Love and Knowing Become One
Sunday, July 19, 2020
This week I’m excited to share another wonderful model of action and contemplation, Mary Magdalene. One of Jesus’ closest disciples, the Catholic Church celebrates her feast day on July 22. My friend Cynthia Bourgeault tells a story about the moment when she told an older priest friend that she was writing a book about Mary Magdalene. She recounts, “He looked at me long and hard, as only an old friend can, and then said, ‘Go gently. Try not to leave me behind.’”  I, too, will try to “go gently” in these meditations on Mary Magdalene, yet at the same time, I want to challenge our preconditioned and possibly mistaken ideas about who this woman was.
For over a millennium, Mary of Magdala was misidentified as the woman with the alabaster jar who was called a “sinner” and who washed Jesus’ feet with her tears and dried them with her hair (Luke 7:36–50). While we may never know for certain if those two women were the same or separate individuals, the conflation has confused Christianity’s view of them. Either way, Jesus shows both Gospel women nothing but respect, forgiveness, and love.

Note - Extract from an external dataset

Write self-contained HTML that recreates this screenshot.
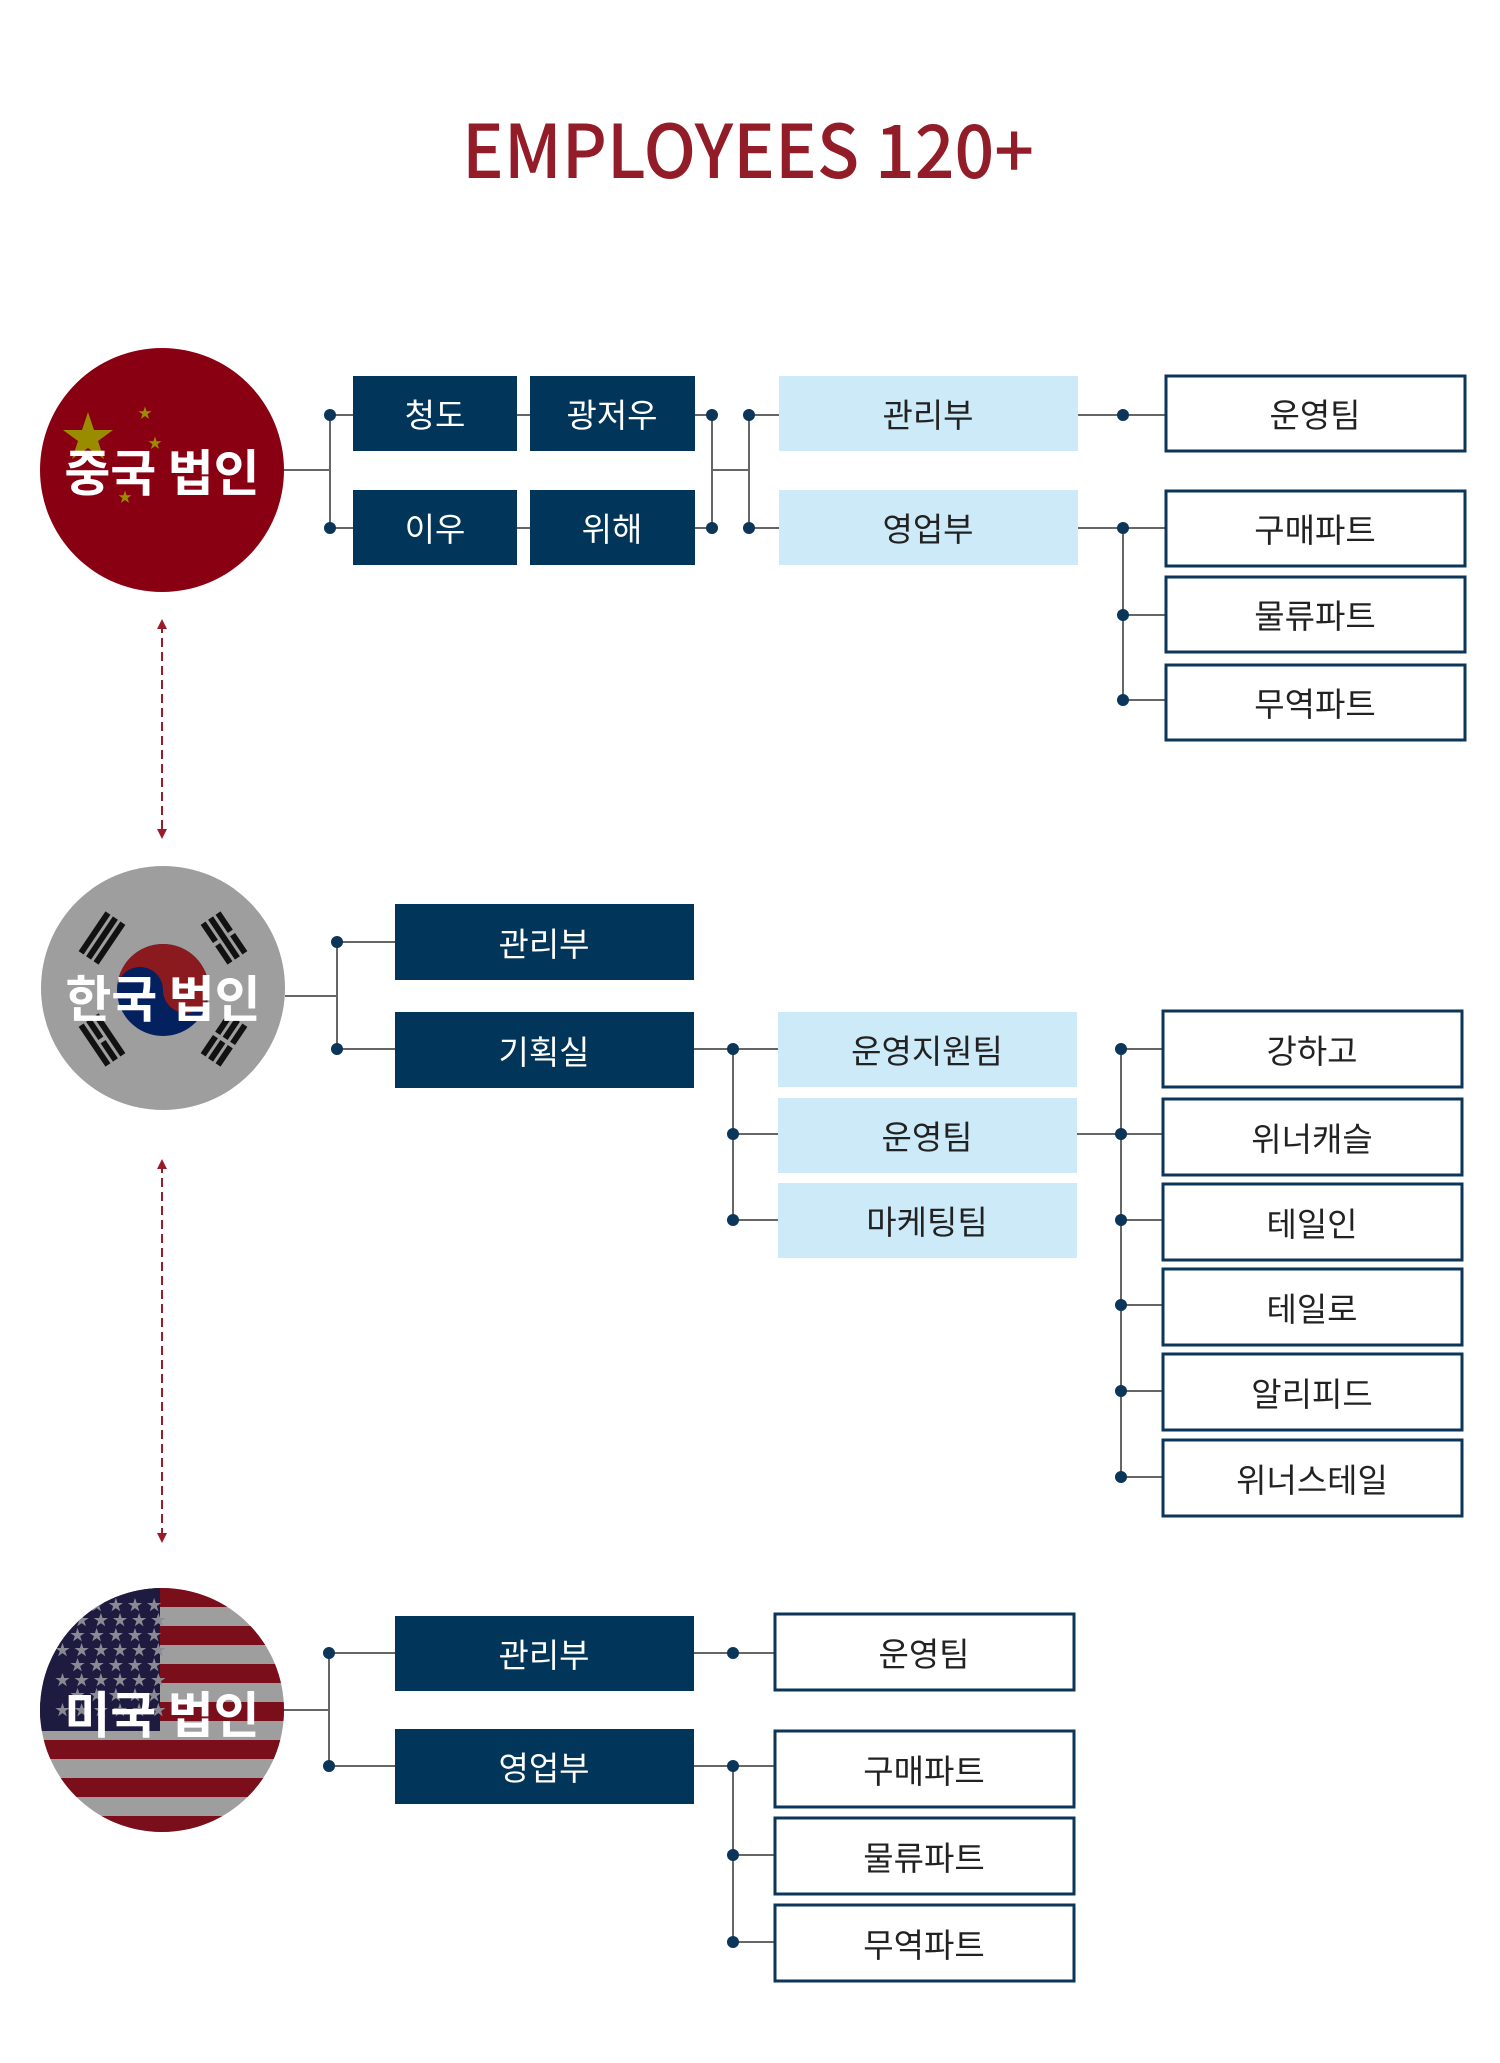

What we do know about Mary Magdalene is that she was the woman who was closest to Jesus. She was “possessed by seven demons” and Jesus healed her (Luke 8:2). She is mentioned in the Resurrection accounts by name in all four Gospels, sometimes alone, sometimes in the company of other women.  She was the first to meet the risen Christ. The fact that she immediately went to embrace him is a testament to the closeness of their relationship, the mutual regard and affection they must have shared. When Jesus said to her “Don’t cling to me” (John 20:17), he was indicating that the time for physical closeness was in the past. Mary’s love had to release the finite in order to reach a more expansive, spiritual dimension.
Mary Magdalene is the person in the Gospel who most needs love to be stronger than death and so she is the first to know it—and perhaps at the deepest level. She is the first one who symbolically comes to “consciousness,” as it were, of Jesus as the risen Christ and thus is the clear “witness to the witnesses.” She is the real knower; in fact, love and knowing have become one in her. Mary is the archetypal name for all those who have been led by love into awareness of their True Selves and know its Source.
Mary Magdalene is the icon and archetype of love itself—needed, given, received, and passed on. She is a stand-in for all of us who seek an intimate and loving relationship with the divine. Jesus’ appearance to her first and alone is the clear affirmation of the wonderful and astounding message that we do not need to be perfect to be the beloved of Jesus and God.
 Cynthia Bourgeault, The Meaning of Mary Magdalene: Discovering the Woman at the Heart of Christianity (Shambhala Publications: 2010), ix. In this book, Cynthia does an excellent job addressing the “melding” of Mary Magdalene with the woman with the alabaster jar.
 See Matthew 27:56; Mark 15:40–41; Luke 24:10; and John 20:1.
Adapted from Richard Rohr, The Immortal Diamond: The Search for Our True Self (Jossey-Bass: 2013), 180‒181; and
Richard Rohr and Andreas Ebert, The Enneagram: A Christian Perspective (The Crossroad Publishing Company: 2001, 2013), 73.